### STATED GOAL
Retype each line of the material exactly, please, skipping any picture in it.
════════════════════
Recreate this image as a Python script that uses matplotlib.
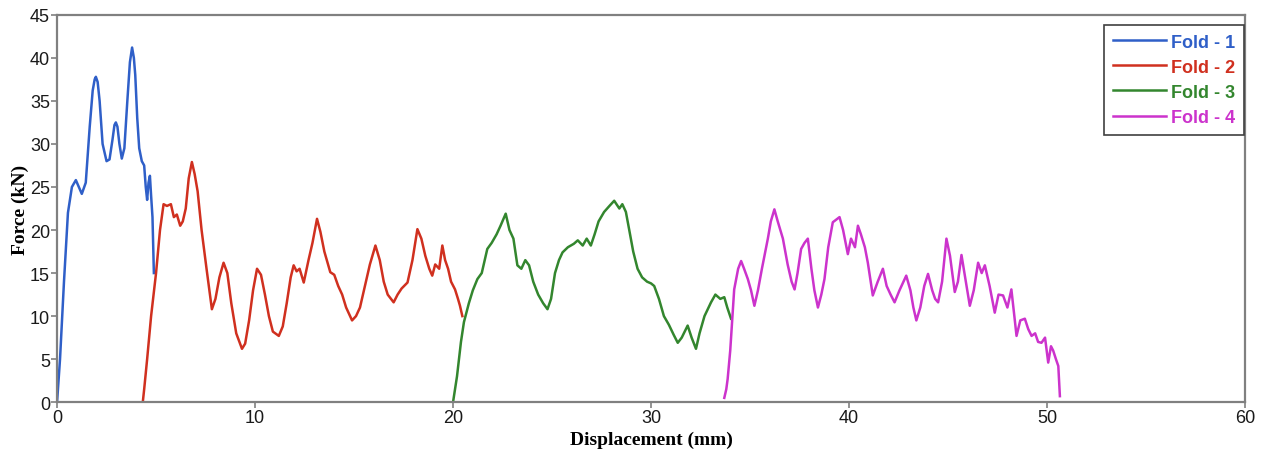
import matplotlib.pyplot as plt

# Fold 1
x1 = [0, 0.15, 0.35, 0.55, 0.75, 0.95, 1.1, 1.25, 1.45, 1.65, 1.8, 1.9, 1.96, 2.05, 2.15, 2.3, 2.5,
      2.65, 2.8, 2.9, 2.97, 3.05, 3.15, 3.27, 3.4, 3.55, 3.68, 3.79, 3.88, 3.95, 4.05, 4.15, 4.28,
      4.4, 4.48, 4.55, 4.62, 4.69, 4.75, 4.82, 4.89]
y1 = [0, 5, 14, 22, 25, 25.8, 25, 24.2, 25.5, 32, 36.2, 37.5, 37.8, 37.2, 35, 30, 28,
      28.2, 30.5, 32.2, 32.5, 32, 30, 28.3, 29.5, 35, 39.5, 41.2, 40, 38, 33, 29.5, 28,
      27.5, 25, 23.5, 25.5, 26.3, 24, 21.5, 15]

# Fold 2
x2 = [4.33, 4.4, 4.55, 4.75, 5.0, 5.2, 5.38, 5.55, 5.75, 5.9, 6.05, 6.22, 6.35, 6.5, 6.65, 6.81,
      6.95, 7.1, 7.3, 7.55, 7.82, 8.0, 8.2, 8.41, 8.6, 8.8, 9.05, 9.34, 9.5, 9.7, 9.9, 10.1,
      10.3, 10.5, 10.7, 10.9, 11.2, 11.4, 11.6, 11.8, 11.95, 12.1, 12.25, 12.46, 12.7, 12.9, 13.13,
      13.3, 13.5, 13.8, 14.0, 14.2, 14.4, 14.6, 14.9, 15.1, 15.3, 15.5, 15.8, 16.08, 16.3, 16.5,
      16.7, 17.0, 17.2, 17.4, 17.7, 17.95, 18.2, 18.4, 18.6, 18.8, 18.95, 19.1, 19.3, 19.46, 19.6,
      19.75, 19.9, 20.1, 20.25, 20.35, 20.47]
y2 = [0, 1.5, 5, 10, 15, 20, 23, 22.8, 23, 21.5, 21.8, 20.5, 21, 22.5, 26, 27.9,
      26.5, 24.5, 20, 15.5, 10.8, 12, 14.5, 16.2, 15, 11.5, 8, 6.2, 6.8, 9.5, 13, 15.5,
      14.8, 12.5, 10, 8.2, 7.7, 8.8, 11.5, 14.5, 15.9, 15.2, 15.5, 13.9, 16.5, 18.5, 21.3,
      19.8, 17.5, 15.1, 14.8, 13.5, 12.5, 11, 9.5, 10, 11, 13, 16, 18.2, 16.5, 14,
      12.5, 11.6, 12.5, 13.2, 13.9, 16.5, 20.1, 19, 17, 15.5, 14.7, 16, 15.5, 18.2, 16.5,
      15.5, 14, 13.1, 12, 11.2, 10]

# Fold 3
x3 = [20.0, 20.2, 20.4, 20.55, 20.8, 21.0, 21.23, 21.45, 21.73, 21.95, 22.2, 22.4, 22.66, 22.85,
      23.05, 23.25, 23.45, 23.65, 23.84, 24.05, 24.3, 24.55, 24.77, 24.95, 25.15, 25.35, 25.53,
      25.8, 26.1, 26.3, 26.55, 26.75, 26.96, 27.15, 27.35, 27.63, 27.9, 28.14, 28.4, 28.55, 28.73,
      28.9, 29.1, 29.32, 29.55, 29.8, 30.0, 30.16, 30.4, 30.65, 30.9, 31.15, 31.35, 31.55, 31.85,
      32.05, 32.27, 32.45, 32.7, 33.03, 33.25, 33.5, 33.7, 33.85, 34.04]
y3 = [0, 3, 7, 9.3, 11.5, 13, 14.3, 15, 17.8, 18.5, 19.5, 20.5, 21.9, 20,
      19, 15.9, 15.5, 16.5, 15.9, 14, 12.5, 11.5, 10.8, 12, 15, 16.5, 17.4,
      18, 18.4, 18.8, 18.2, 19, 18.2, 19.5, 21, 22.1, 22.8, 23.4, 22.5, 23, 22.1,
      20, 17.5, 15.5, 14.5, 14, 13.8, 13.5, 12, 10, 9, 7.8, 6.9, 7.5, 8.9,
      7.5, 6.2, 8, 10, 11.6, 12.5, 12, 12.2, 11, 9.7]

# Fold 4
x4 = [33.7, 33.8, 33.87, 34.0, 34.2, 34.4, 34.55, 34.7, 34.89, 35.05, 35.22, 35.4, 35.6, 35.9,
      36.05, 36.23, 36.4, 36.66, 36.9, 37.1, 37.25, 37.4, 37.58, 37.75, 37.92, 38.1, 38.25, 38.43,
      38.6, 38.76, 38.95, 39.18, 39.35, 39.52, 39.7, 39.94, 40.1, 40.3, 40.45, 40.6, 40.8, 40.95,
      41.2, 41.45, 41.71, 41.9, 42.1, 42.3, 42.55, 42.89, 43.1, 43.25, 43.4, 43.6, 43.8, 43.99,
      44.2, 44.35, 44.5, 44.7, 44.92, 45.1, 45.34, 45.5, 45.68, 45.9, 46.1, 46.3, 46.52, 46.7,
      46.86, 47.1, 47.36, 47.55, 47.78, 48.0, 48.2, 48.35, 48.46, 48.65, 48.88, 49.05, 49.22,
      49.4, 49.55, 49.72, 49.9, 50.06, 50.2, 50.31, 50.45, 50.57, 50.65]
y4 = [0.5, 1.5, 2.7, 6, 13.1, 15.5, 16.4, 15.5, 14.3, 13, 11.2, 13, 15.5, 19,
      21, 22.4, 21, 19, 16, 14, 13.1, 15, 17.8, 18.5, 19, 15.5, 13, 11,
      12.5, 14.3, 18, 20.9, 21.2, 21.5, 20, 17.2, 19, 18, 20.5, 19.5, 18, 16.2,
      12.4, 14, 15.5, 13.5, 12.5, 11.6, 13, 14.7, 13, 11, 9.5, 11, 13.5, 14.9,
      13, 12, 11.6, 14, 19, 17, 12.8, 14, 17.1, 14, 11.2, 13, 16.2, 15,
      15.9, 13.5, 10.4, 12.5, 12.4, 11, 13.1, 10, 7.7, 9.5, 9.7, 8.5, 7.7,
      8, 7, 6.9, 7.5, 4.6, 6.5, 6.0, 5, 4.2, 0.7]

labels = ['Fold - 1', 'Fold - 2', 'Fold - 3', 'Fold - 4']
colors = ['#2f5fc8', '#d0301f', '#33862e', '#cc33cc']

fig = plt.figure(figsize=(12.65, 4.52), dpi=100)
ax = fig.add_axes([0.0451, 0.108, 0.9391, 0.857])

for xs, ys, lab, c in zip([x1, x2, x3, x4], [y1, y2, y3, y4], labels, colors):
    ax.plot(xs, ys, color=c, lw=1.8, label=lab)

ax.set_xlim(0, 60)
ax.set_ylim(0, 45)
ax.set_xticks(range(0, 61, 10))
ax.set_yticks(range(0, 46, 5))

for s in ax.spines.values():
    s.set_color('#808080')
    s.set_linewidth(1.6)
ax.tick_params(direction='out', length=4, width=1.2, color='#808080',
               labelsize=13, pad=1)
for t in ax.get_xticklabels() + ax.get_yticklabels():
    t.set_family('Liberation Sans')
    t.set_color('#1a1a1a')

ax.set_xlabel('Displacement (mm)', family='Liberation Serif', fontweight='bold',
              fontsize=14, labelpad=3)
ax.set_ylabel('Force (kN)', family='Liberation Serif', fontweight='bold',
              fontsize=14, labelpad=1)

leg = ax.legend(loc='upper right', bbox_to_anchor=(0.999, 0.975), borderaxespad=0,
                fancybox=False, framealpha=1, edgecolor='#404040', handlelength=2.9,
                handletextpad=0.28, labelspacing=0.45, borderpad=0.5,
                prop={'family': 'Liberation Sans', 'size': 13, 'weight': 'bold'})
leg.get_frame().set_linewidth(1.2)
for t, c in zip(leg.get_texts(), colors):
    t.set_color(c)

fig.savefig('out.png', dpi=100)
════════════════════
### SOLUTION TO THE PROBLEM
Recreate this image as a Python script that uses matplotlib.
import matplotlib.pyplot as plt

# Fold 1
x1 = [0, 0.15, 0.35, 0.55, 0.75, 0.95, 1.1, 1.25, 1.45, 1.65, 1.8, 1.9, 1.96, 2.05, 2.15, 2.3, 2.5,
      2.65, 2.8, 2.9, 2.97, 3.05, 3.15, 3.27, 3.4, 3.55, 3.68, 3.79, 3.88, 3.95, 4.05, 4.15, 4.28,
      4.4, 4.48, 4.55, 4.62, 4.69, 4.75, 4.82, 4.89]
y1 = [0, 5, 14, 22, 25, 25.8, 25, 24.2, 25.5, 32, 36.2, 37.5, 37.8, 37.2, 35, 30, 28,
      28.2, 30.5, 32.2, 32.5, 32, 30, 28.3, 29.5, 35, 39.5, 41.2, 40, 38, 33, 29.5, 28,
      27.5, 25, 23.5, 25.5, 26.3, 24, 21.5, 15]

# Fold 2
x2 = [4.33, 4.4, 4.55, 4.75, 5.0, 5.2, 5.38, 5.55, 5.75, 5.9, 6.05, 6.22, 6.35, 6.5, 6.65, 6.81,
      6.95, 7.1, 7.3, 7.55, 7.82, 8.0, 8.2, 8.41, 8.6, 8.8, 9.05, 9.34, 9.5, 9.7, 9.9, 10.1,
      10.3, 10.5, 10.7, 10.9, 11.2, 11.4, 11.6, 11.8, 11.95, 12.1, 12.25, 12.46, 12.7, 12.9, 13.13,
      13.3, 13.5, 13.8, 14.0, 14.2, 14.4, 14.6, 14.9, 15.1, 15.3, 15.5, 15.8, 16.08, 16.3, 16.5,
      16.7, 17.0, 17.2, 17.4, 17.7, 17.95, 18.2, 18.4, 18.6, 18.8, 18.95, 19.1, 19.3, 19.46, 19.6,
      19.75, 19.9, 20.1, 20.25, 20.35, 20.47]
y2 = [0, 1.5, 5, 10, 15, 20, 23, 22.8, 23, 21.5, 21.8, 20.5, 21, 22.5, 26, 27.9,
      26.5, 24.5, 20, 15.5, 10.8, 12, 14.5, 16.2, 15, 11.5, 8, 6.2, 6.8, 9.5, 13, 15.5,
      14.8, 12.5, 10, 8.2, 7.7, 8.8, 11.5, 14.5, 15.9, 15.2, 15.5, 13.9, 16.5, 18.5, 21.3,
      19.8, 17.5, 15.1, 14.8, 13.5, 12.5, 11, 9.5, 10, 11, 13, 16, 18.2, 16.5, 14,
      12.5, 11.6, 12.5, 13.2, 13.9, 16.5, 20.1, 19, 17, 15.5, 14.7, 16, 15.5, 18.2, 16.5,
      15.5, 14, 13.1, 12, 11.2, 10]

# Fold 3
x3 = [20.0, 20.2, 20.4, 20.55, 20.8, 21.0, 21.23, 21.45, 21.73, 21.95, 22.2, 22.4, 22.66, 22.85,
      23.05, 23.25, 23.45, 23.65, 23.84, 24.05, 24.3, 24.55, 24.77, 24.95, 25.15, 25.35, 25.53,
      25.8, 26.1, 26.3, 26.55, 26.75, 26.96, 27.15, 27.35, 27.63, 27.9, 28.14, 28.4, 28.55, 28.73,
      28.9, 29.1, 29.32, 29.55, 29.8, 30.0, 30.16, 30.4, 30.65, 30.9, 31.15, 31.35, 31.55, 31.85,
      32.05, 32.27, 32.45, 32.7, 33.03, 33.25, 33.5, 33.7, 33.85, 34.04]
y3 = [0, 3, 7, 9.3, 11.5, 13, 14.3, 15, 17.8, 18.5, 19.5, 20.5, 21.9, 20,
      19, 15.9, 15.5, 16.5, 15.9, 14, 12.5, 11.5, 10.8, 12, 15, 16.5, 17.4,
      18, 18.4, 18.8, 18.2, 19, 18.2, 19.5, 21, 22.1, 22.8, 23.4, 22.5, 23, 22.1,
      20, 17.5, 15.5, 14.5, 14, 13.8, 13.5, 12, 10, 9, 7.8, 6.9, 7.5, 8.9,
      7.5, 6.2, 8, 10, 11.6, 12.5, 12, 12.2, 11, 9.7]

# Fold 4
x4 = [33.7, 33.8, 33.87, 34.0, 34.2, 34.4, 34.55, 34.7, 34.89, 35.05, 35.22, 35.4, 35.6, 35.9,
      36.05, 36.23, 36.4, 36.66, 36.9, 37.1, 37.25, 37.4, 37.58, 37.75, 37.92, 38.1, 38.25, 38.43,
      38.6, 38.76, 38.95, 39.18, 39.35, 39.52, 39.7, 39.94, 40.1, 40.3, 40.45, 40.6, 40.8, 40.95,
      41.2, 41.45, 41.71, 41.9, 42.1, 42.3, 42.55, 42.89, 43.1, 43.25, 43.4, 43.6, 43.8, 43.99,
      44.2, 44.35, 44.5, 44.7, 44.92, 45.1, 45.34, 45.5, 45.68, 45.9, 46.1, 46.3, 46.52, 46.7,
      46.86, 47.1, 47.36, 47.55, 47.78, 48.0, 48.2, 48.35, 48.46, 48.65, 48.88, 49.05, 49.22,
      49.4, 49.55, 49.72, 49.9, 50.06, 50.2, 50.31, 50.45, 50.57, 50.65]
y4 = [0.5, 1.5, 2.7, 6, 13.1, 15.5, 16.4, 15.5, 14.3, 13, 11.2, 13, 15.5, 19,
      21, 22.4, 21, 19, 16, 14, 13.1, 15, 17.8, 18.5, 19, 15.5, 13, 11,
      12.5, 14.3, 18, 20.9, 21.2, 21.5, 20, 17.2, 19, 18, 20.5, 19.5, 18, 16.2,
      12.4, 14, 15.5, 13.5, 12.5, 11.6, 13, 14.7, 13, 11, 9.5, 11, 13.5, 14.9,
      13, 12, 11.6, 14, 19, 17, 12.8, 14, 17.1, 14, 11.2, 13, 16.2, 15,
      15.9, 13.5, 10.4, 12.5, 12.4, 11, 13.1, 10, 7.7, 9.5, 9.7, 8.5, 7.7,
      8, 7, 6.9, 7.5, 4.6, 6.5, 6.0, 5, 4.2, 0.7]

labels = ['Fold - 1', 'Fold - 2', 'Fold - 3', 'Fold - 4']
colors = ['#2f5fc8', '#d0301f', '#33862e', '#cc33cc']

fig = plt.figure(figsize=(12.65, 4.52), dpi=100)
ax = fig.add_axes([0.0451, 0.108, 0.9391, 0.857])

for xs, ys, lab, c in zip([x1, x2, x3, x4], [y1, y2, y3, y4], labels, colors):
    ax.plot(xs, ys, color=c, lw=1.8, label=lab)

ax.set_xlim(0, 60)
ax.set_ylim(0, 45)
ax.set_xticks(range(0, 61, 10))
ax.set_yticks(range(0, 46, 5))

for s in ax.spines.values():
    s.set_color('#808080')
    s.set_linewidth(1.6)
ax.tick_params(direction='out', length=4, width=1.2, color='#808080',
               labelsize=13, pad=1)
for t in ax.get_xticklabels() + ax.get_yticklabels():
    t.set_family('Liberation Sans')
    t.set_color('#1a1a1a')

ax.set_xlabel('Displacement (mm)', family='Liberation Serif', fontweight='bold',
              fontsize=14, labelpad=3)
ax.set_ylabel('Force (kN)', family='Liberation Serif', fontweight='bold',
              fontsize=14, labelpad=1)

leg = ax.legend(loc='upper right', bbox_to_anchor=(0.999, 0.975), borderaxespad=0,
                fancybox=False, framealpha=1, edgecolor='#404040', handlelength=2.9,
                handletextpad=0.28, labelspacing=0.45, borderpad=0.5,
                prop={'family': 'Liberation Sans', 'size': 13, 'weight': 'bold'})
leg.get_frame().set_linewidth(1.2)
for t, c in zip(leg.get_texts(), colors):
    t.set_color(c)

fig.savefig('out.png', dpi=100)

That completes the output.